The San Jose Mercury News ran this op-editorial by environmentalist Ted Smith:

The international trade rules even limit our government's ability to investigate imported products when there is evidence of contamination, while simultaneously giving special rights to corporations to sue governments when environmental policies threaten their profits.

Does this make any sense? Of course not.

But what makes even less sense is that Congress, including some leading Democrats, are right on the verge - not of reforming this trading system - but instead extending it yet again.

Even though the public - from liberals to conservatives, from Democrats to Republicans - overwhelmingly supports trade policy reform, key Democratic leaders have decided to work with the Bush administration to pass a NAFTA-expansion deal with Peru. Similar deals with Panama, Colombia and Korea are in the pipeline.

Democratic leaders claim they got "major environmental concessions" from Bush in these latest deals. But these concessions barely changed the structure of the deals, and don't fix the most glaring environmental problems. For example, a major Peruvian environmental association recently wrote to Congress asking for a vote against this trade agreement because it is expected to lead to massive oil and gas exploitation of the fragile Amazon Basin. And there is still no right to know if products are green or not.
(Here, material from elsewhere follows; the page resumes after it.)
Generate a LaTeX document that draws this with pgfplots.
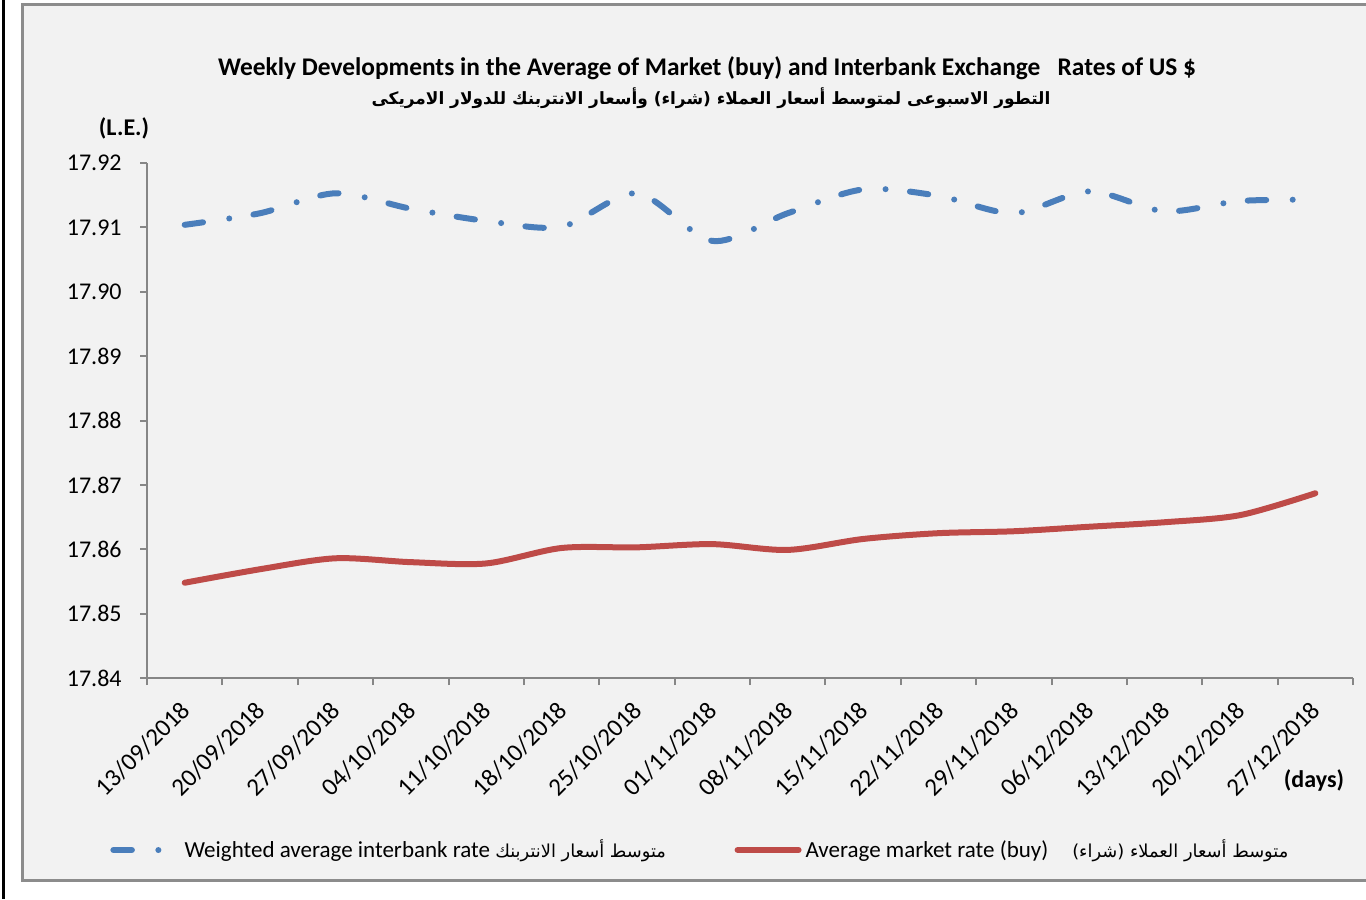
\documentclass[border=0pt]{standalone}
\usepackage{fontspec}
\setmainfont{Carlito}
\newfontfamily\arabicfont[Script=Arabic,Scale=0.85]{DejaVu Sans}
\TeXXeTstate=1
\usepackage{pgfplots}
\pgfplotsset{compat=1.18}

\definecolor{bgc}{HTML}{F2F2F2}
\definecolor{framegray}{HTML}{8C8C8C}
\definecolor{axgray}{HTML}{868686}
\definecolor{ibblue}{HTML}{4A7EBB}
\definecolor{mkred}{HTML}{BE4B48}

\tikzset{
  ibline/.style={color=ibblue, line width=3bp, line cap=round,
    dash pattern=on 9.25bp off 13.25bp on 0bp off 12.25bp},
  mkline/.style={color=mkred, line width=3bp, line cap=round},
}
\newcommand\arleg{\arabicfont\fontsize{10.5bp}{12bp}\selectfont}

\begin{document}
\begin{tikzpicture}
% page and frame, in pixel units of the reference
\begin{scope}[x=0.5bp,y=-0.5bp,shift={(-73.5bp,339bp)}]
  \path[use as bounding box] (0,0) rectangle (1366,899);
  \fill[white] (0,0) rectangle (1366,899);
  \fill[bgc] (23,5) rectangle (1366,880);
  \draw[framegray, line width=1.5bp] (1366,5) -- (23,5) -- (23,880) -- (1366,880);
  \fill[black] (2.5,0) rectangle (5.5,899);
\end{scope}

\begin{axis}[
  at={(0,0)}, anchor=south west,
  scale only axis, width=603bp, height=257.5bp,
  xmin=-0.5, xmax=15.5, ymin=17.84, ymax=17.92,
  axis x line*=bottom, axis y line*=left,
  axis line style={draw=axgray, line width=1bp},
  tick align=outside,
  tick style={draw=axgray, line width=1bp},
  major tick length=3.5bp,
  ytick={17.84,17.85,17.86,17.87,17.88,17.89,17.90,17.91,17.92},
  yticklabel style={/pgf/number format/fixed, /pgf/number format/fixed zerofill,
    /pgf/number format/precision=2, /pgf/number format/assume math mode=true,
    font=\fontsize{12bp}{14bp}\selectfont, anchor=east, inner sep=0pt, xshift=-9bp},
  xtick={-0.5,0.5,...,15.5},
  xticklabel=\empty,
  extra x ticks={0,1,...,15},
  extra x tick labels={13/09/2018,20/09/2018,27/09/2018,04/10/2018,11/10/2018,
    18/10/2018,25/10/2018,01/11/2018,08/11/2018,15/11/2018,22/11/2018,
    29/11/2018,06/12/2018,13/12/2018,20/12/2018,27/12/2018},
  extra x tick style={major tick length=0pt,
    xticklabel style={font=\fontsize{12.5bp}{14bp}\selectfont,
      xshift=0.5bp, yshift=-14bp, rotate=45,
      anchor=east, inner sep=0pt}},
  legend style={at={(-0.0307,-0.334)}, anchor=west, draw=none, fill=none,
    legend columns=2, inner sep=0pt,
    nodes={inner sep=0pt, font=\fontsize{11.5bp}{13bp}\selectfont},
    /tikz/column sep=0pt},
  clip=false,
]
\addplot[ibline, smooth, tension=0.5,
  legend image code/.code={\draw[ibline] (1.4bp,0bp) -- (24.5bp,0bp);}]
  coordinates {
  (0,17.9104) (1,17.9122) (2,17.9153) (3,17.9129) (4,17.9110) (5,17.9101)
  (6,17.9153) (7,17.9079) (8,17.9122) (9,17.9159) (10,17.9149) (11,17.9122)
  (12,17.9156) (13,17.9125) (14,17.9141) (15,17.9143)};
\addlegendentry{\makebox[286bp][l]{\hspace{11bp}Weighted average interbank rate {\arleg\beginR متوسط أسعار الانتربنك\endR}}}
\addplot[mkline, smooth, tension=0.5,
  legend image code/.code={\draw[mkline] (1.4bp,0bp) -- (31.9bp,0bp);}]
  coordinates {
  (0,17.8548) (1,17.8569) (2,17.8586) (3,17.8580) (4,17.8578) (5,17.8602)
  (6,17.8603) (7,17.8608) (8,17.8599) (9,17.8616) (10,17.8625) (11,17.8628)
  (12,17.8635) (13,17.8642) (14,17.8653) (15,17.8687)};
\addlegendentry{\hspace{2bp}Average market rate (buy)\hspace{12bp}{\arleg\beginR متوسط أسعار العملاء (شراء)\endR}}
\end{axis}

% titles and unit labels, in pixel units of the reference
\begin{scope}[x=0.5bp,y=-0.5bp,shift={(-73.5bp,339bp)}]
  \node[font=\bfseries\fontsize{12.7bp}{14bp}\selectfont, inner sep=0pt] at (707,68)
    {Weekly Developments in the Average of Market (buy) and Interbank Exchange\ \ \ Rates of US \$};
  \node[font=\arabicfont\bfseries, inner sep=0pt] at (711,98)
    {\beginR التطور الاسبوعى لمتوسط أسعار العملاء (شراء) وأسعار الانتربنك للدولار الامريكى\endR};
  \node[font=\bfseries\fontsize{12bp}{14bp}\selectfont, inner sep=0pt] at (124,128) {(L.E.)};
  \node[font=\bfseries\fontsize{12bp}{14bp}\selectfont, inner sep=0pt] at (1314,780) {(days)};
\end{scope}
\end{tikzpicture}
\end{document}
The free trade agreement with Peru, like the other NAFTA-style deals, takes us in the wrong direction and won't help us "be or buy green." In order to assure that our emerging "green consciousness" is encouraged to thrive, we must insist on stronger pro-environment provisions in all new trade agreements, starting with the pact with Peru.
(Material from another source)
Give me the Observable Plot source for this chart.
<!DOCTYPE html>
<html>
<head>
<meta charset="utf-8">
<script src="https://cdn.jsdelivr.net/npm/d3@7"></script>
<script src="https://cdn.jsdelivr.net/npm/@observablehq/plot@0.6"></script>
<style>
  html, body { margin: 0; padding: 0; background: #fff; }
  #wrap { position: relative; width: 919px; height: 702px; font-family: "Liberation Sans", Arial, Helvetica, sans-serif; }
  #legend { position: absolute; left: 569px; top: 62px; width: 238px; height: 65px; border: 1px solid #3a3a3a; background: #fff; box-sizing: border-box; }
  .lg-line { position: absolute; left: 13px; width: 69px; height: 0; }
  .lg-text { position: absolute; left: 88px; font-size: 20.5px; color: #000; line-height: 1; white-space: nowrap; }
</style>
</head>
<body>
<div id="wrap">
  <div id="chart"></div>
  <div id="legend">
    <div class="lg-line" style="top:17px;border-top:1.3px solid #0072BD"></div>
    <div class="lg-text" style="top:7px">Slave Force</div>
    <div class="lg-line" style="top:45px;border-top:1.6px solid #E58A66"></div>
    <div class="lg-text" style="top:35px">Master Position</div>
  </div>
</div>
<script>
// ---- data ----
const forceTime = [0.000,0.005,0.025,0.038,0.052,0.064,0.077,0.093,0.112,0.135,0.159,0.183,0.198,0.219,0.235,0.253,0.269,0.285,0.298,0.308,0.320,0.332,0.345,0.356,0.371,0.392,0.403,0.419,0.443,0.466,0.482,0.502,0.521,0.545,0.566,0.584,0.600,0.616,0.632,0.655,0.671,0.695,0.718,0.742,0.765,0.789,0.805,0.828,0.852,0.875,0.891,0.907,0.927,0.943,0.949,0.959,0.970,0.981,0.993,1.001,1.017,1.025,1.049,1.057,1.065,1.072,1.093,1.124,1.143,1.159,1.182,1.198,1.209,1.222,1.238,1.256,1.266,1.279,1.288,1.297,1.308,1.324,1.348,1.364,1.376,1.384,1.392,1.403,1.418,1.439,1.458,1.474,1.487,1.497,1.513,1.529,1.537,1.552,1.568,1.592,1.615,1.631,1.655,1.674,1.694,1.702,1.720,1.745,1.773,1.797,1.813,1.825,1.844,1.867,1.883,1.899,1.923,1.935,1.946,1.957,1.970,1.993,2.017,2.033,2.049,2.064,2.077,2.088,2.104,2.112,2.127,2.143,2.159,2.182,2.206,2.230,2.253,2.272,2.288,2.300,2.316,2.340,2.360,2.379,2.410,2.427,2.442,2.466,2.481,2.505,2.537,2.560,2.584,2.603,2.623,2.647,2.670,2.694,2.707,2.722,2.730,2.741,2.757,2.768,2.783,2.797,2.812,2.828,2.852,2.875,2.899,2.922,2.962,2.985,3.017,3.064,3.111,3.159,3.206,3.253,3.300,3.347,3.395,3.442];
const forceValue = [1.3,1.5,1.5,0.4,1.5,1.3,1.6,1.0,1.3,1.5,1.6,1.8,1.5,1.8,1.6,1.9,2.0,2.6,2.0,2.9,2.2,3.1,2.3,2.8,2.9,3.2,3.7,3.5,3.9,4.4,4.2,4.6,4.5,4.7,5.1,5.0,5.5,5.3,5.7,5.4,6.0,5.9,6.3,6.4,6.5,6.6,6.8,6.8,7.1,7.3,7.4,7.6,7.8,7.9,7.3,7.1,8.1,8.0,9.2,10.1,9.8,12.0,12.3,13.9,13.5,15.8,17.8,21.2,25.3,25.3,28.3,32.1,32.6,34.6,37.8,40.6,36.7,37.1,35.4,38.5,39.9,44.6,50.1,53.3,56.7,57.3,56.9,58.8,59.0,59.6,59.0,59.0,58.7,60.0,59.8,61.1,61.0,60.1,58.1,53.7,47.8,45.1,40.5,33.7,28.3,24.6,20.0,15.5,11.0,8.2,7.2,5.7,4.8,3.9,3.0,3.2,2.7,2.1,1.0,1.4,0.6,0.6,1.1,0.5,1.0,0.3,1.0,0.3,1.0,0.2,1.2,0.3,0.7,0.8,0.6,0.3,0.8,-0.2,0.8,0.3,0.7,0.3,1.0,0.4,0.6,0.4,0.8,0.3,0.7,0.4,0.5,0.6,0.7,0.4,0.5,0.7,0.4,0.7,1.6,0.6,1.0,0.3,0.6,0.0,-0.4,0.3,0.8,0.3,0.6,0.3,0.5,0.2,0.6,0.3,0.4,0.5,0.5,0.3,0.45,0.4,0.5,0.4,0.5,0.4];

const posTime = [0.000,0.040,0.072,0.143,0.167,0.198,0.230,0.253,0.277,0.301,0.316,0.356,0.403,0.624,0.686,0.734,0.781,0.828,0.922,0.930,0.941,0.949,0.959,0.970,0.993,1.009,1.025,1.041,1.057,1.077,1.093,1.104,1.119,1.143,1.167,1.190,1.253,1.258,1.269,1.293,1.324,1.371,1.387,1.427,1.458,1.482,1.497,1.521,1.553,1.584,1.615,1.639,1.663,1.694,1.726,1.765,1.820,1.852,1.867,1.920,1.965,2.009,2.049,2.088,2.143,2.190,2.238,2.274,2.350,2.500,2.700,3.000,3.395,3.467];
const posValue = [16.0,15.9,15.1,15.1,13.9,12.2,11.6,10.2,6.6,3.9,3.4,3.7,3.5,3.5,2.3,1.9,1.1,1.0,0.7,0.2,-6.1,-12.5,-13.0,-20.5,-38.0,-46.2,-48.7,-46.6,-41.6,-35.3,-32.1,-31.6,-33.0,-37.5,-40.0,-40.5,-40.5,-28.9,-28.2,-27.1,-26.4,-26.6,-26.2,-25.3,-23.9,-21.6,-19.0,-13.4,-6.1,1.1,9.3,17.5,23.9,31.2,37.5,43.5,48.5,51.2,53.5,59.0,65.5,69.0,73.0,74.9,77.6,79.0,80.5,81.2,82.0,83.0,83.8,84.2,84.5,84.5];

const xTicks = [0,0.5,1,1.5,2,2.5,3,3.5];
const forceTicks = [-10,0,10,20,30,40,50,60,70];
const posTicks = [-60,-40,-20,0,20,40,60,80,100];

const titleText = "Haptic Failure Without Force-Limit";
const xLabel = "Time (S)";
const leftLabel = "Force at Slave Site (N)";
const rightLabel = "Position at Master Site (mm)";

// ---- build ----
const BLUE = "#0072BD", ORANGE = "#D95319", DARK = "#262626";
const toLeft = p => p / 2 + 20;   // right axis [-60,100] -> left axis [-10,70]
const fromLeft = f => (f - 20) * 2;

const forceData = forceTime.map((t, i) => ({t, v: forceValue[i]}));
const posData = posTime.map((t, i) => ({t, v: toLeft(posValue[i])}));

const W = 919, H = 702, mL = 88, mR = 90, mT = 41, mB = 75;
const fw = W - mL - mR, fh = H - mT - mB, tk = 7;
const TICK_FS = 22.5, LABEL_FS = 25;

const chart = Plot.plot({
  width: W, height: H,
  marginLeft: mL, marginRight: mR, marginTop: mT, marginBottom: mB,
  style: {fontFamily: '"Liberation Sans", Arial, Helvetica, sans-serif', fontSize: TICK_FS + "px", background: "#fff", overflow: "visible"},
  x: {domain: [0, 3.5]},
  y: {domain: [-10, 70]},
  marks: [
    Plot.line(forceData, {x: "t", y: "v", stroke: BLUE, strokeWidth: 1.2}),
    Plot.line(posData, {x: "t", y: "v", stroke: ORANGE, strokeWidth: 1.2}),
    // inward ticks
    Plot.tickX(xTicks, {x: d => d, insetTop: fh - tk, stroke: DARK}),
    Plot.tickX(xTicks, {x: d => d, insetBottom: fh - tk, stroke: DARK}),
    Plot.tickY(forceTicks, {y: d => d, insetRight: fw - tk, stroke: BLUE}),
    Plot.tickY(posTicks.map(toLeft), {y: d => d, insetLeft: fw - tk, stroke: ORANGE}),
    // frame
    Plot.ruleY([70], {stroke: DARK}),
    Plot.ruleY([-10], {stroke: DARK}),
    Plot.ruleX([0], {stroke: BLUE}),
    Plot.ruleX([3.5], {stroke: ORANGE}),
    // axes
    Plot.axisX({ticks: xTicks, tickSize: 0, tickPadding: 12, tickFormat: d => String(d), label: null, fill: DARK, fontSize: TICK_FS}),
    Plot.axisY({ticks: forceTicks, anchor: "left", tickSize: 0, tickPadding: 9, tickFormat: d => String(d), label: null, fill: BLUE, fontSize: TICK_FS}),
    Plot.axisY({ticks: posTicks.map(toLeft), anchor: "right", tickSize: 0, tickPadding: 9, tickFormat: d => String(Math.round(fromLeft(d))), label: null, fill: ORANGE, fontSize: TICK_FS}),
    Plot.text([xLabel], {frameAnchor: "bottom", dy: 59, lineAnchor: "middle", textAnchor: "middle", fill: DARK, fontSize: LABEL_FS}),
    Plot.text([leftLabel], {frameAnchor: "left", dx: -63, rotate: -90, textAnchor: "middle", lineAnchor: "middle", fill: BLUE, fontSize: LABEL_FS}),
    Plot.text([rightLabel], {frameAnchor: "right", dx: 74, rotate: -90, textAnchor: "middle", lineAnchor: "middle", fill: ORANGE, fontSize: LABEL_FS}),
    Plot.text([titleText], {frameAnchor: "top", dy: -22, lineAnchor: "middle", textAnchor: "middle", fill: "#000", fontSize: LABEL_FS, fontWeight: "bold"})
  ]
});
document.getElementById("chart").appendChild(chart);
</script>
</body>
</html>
And finally, the Denver Post writes about the pressure that Dems are receiving in that state from grassroots' groups:

But the trade group for smaller farms, Rocky Mountain Farmers Union, said the agreement would hurt farmers by flooding the U.S. with inexpensive goods.

"We feel like most of these trade agreements pit one farm against another," said Benjamin Waters, government-relations director for Rocky Mountain Farmers Union, which represents about 20,000 farms in Colorado.

A trade group for independent cattle ranchers and feedlots said it's concerned that the agreement would not protect consumers. Beef producers in surrounding countries could ship cattle to a Peru slaughterhouse where it would be labeled as a product of Peru and shipped to the U.S., said Bill Bullard, chief executive of R-Calf United Stockgrowers of America, a Montana trade group with about 1,000 Colorado members.

Moreover, the agreement helps multinational corporations like Swift & Co. increase their market share, which gives them increased power, he said.

"They're seeking lower-cost production areas from which to procure live cattle beef," Bullard said.       

That hurts smaller U.S. producers, he said.       

UPDATE: 11/7, 12;20 PM. Looks like debate will begin around 4 pm now. Stay tuned. In the meantime, Sen. Edwards' campaign again raised the volume on the Peru FTA, putting more pressure on Clinton to come out:

The fact that the Peru trade deal is supported by a bipartisan group of insiders, including George Bush and senior officials from the first Clinton Administration – many of whom are now lobbyists, corporate lawyers, and business consultants – should be proof-positive of why members of Congress should join with me and oppose this deal. The benefit to corporate lobbyists from both sides of the political aisle will come only at the expense of hard-working families.